Android phone pattern unlock system cracked in less than five attempts
Android phones secured with the popular Pattern Lock system can be easily compromised within just five attempts, according to security experts.
Pattern Lock is a security measure that protects devices, such as mobile phones or tablets, and is preferred by many to PIN codes or text passwords. It is used by around 40 per cent of Android device owners.
In order to access a device’s functions and content, users must first draw a pattern on an on-screen grid of dots. If this matches the pattern set by the owner then the device can be used. However, users only have five attempts to get the pattern right before the device becomes locked.
A research team from Lancaster University, Northwest University in China, and the University of Bath have shown that attackers can crack Pattern Lock reliably within five attempts by using video and computer vision algorithm software.
By covertly videoing the owner drawing their Pattern Lock shape to unlock their device, while enjoying a coffee in a busy café for example, the attacker, who is pretending to play with their phone, can then use software to quickly track the owner’s fingertip movements relative to the position of the device.
Within seconds the algorithm produces a small number of candidate patterns to access the Android phone or tablet.
The attack works even without the video footage being able to see any of the on-screen content and regardless of the size of the screen. Results are accurate on video recorded on a mobile phone from up to two and a half metres away, meaning that attacks are more covert than shoulder-surfing.
It also works reliably with footage recorded on a digital SLR camera at distances up to nine metres away.
Researchers evaluated the attack using 120 unique patterns collected from independent users. They were able to crack more than 95 per cent of patterns within five attempts.
Complex patterns, which use more lines between dots, are used by many to make it harder for observers to replicate. However, researchers found that these complex shapes were easier to crack because they help the fingertip algorithm to narrow down the possible options.
During tests, researchers were able to crack all but one of the patterns categorised as complex within the first attempt. They were able to successfully crack 87.5 per cent of median complex patterns and 60 per cent of simple patterns with the first attempt.
Researchers believe this form of attack would enable thieves to access phones after pinching them to obtain sensitive information or would allow malware to be quickly installed on devices while their owners were distracted.
In addition, given that people often use the same pattern across multiple devices, a pattern obtained from one device could be used to access a second device.
Dr Zheng Wang, principle investigator and co-author of the paper, and Lecturer at Lancaster University, said: “Pattern Lock is a very popular protection method for Android Devices. As well as for locking their devices, people tend to use complex patterns for important financial transactions such as online banking and shopping because they believe it is a secure system. However, our findings suggest that using Pattern Lock to protect sensitive information could actually be very risky.”

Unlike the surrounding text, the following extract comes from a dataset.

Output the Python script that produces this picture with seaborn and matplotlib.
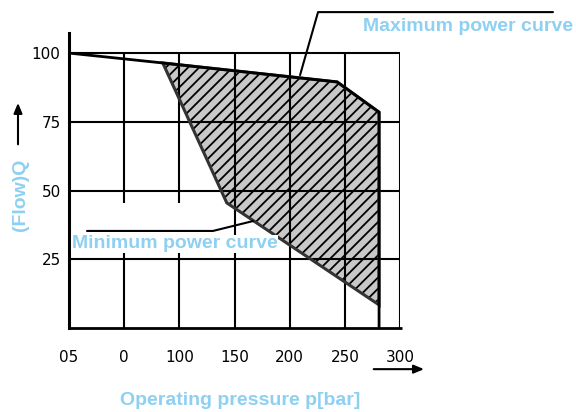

“Contrary to many people’s perception that more complex patterns give better protection, this attack actually makes more complex patterns easier to crack and so they may be more secure using shorter, simpler patterns,” said Guixin Ye from Northwest University.
The researchers have proposed suggested countermeasures to prevent this attack. They include device users fully covering fingers when drawing the pattern or Pattern Lock designers mixing pattern locking with other activities such as entering a sentence using Swype-like methods. In addition, having the screen colour and brightness change dynamically could confuse the recording camera.
Last year, a team showed how smartphones could steal designs created by 3D printers simply by being within close proximity during the printing process.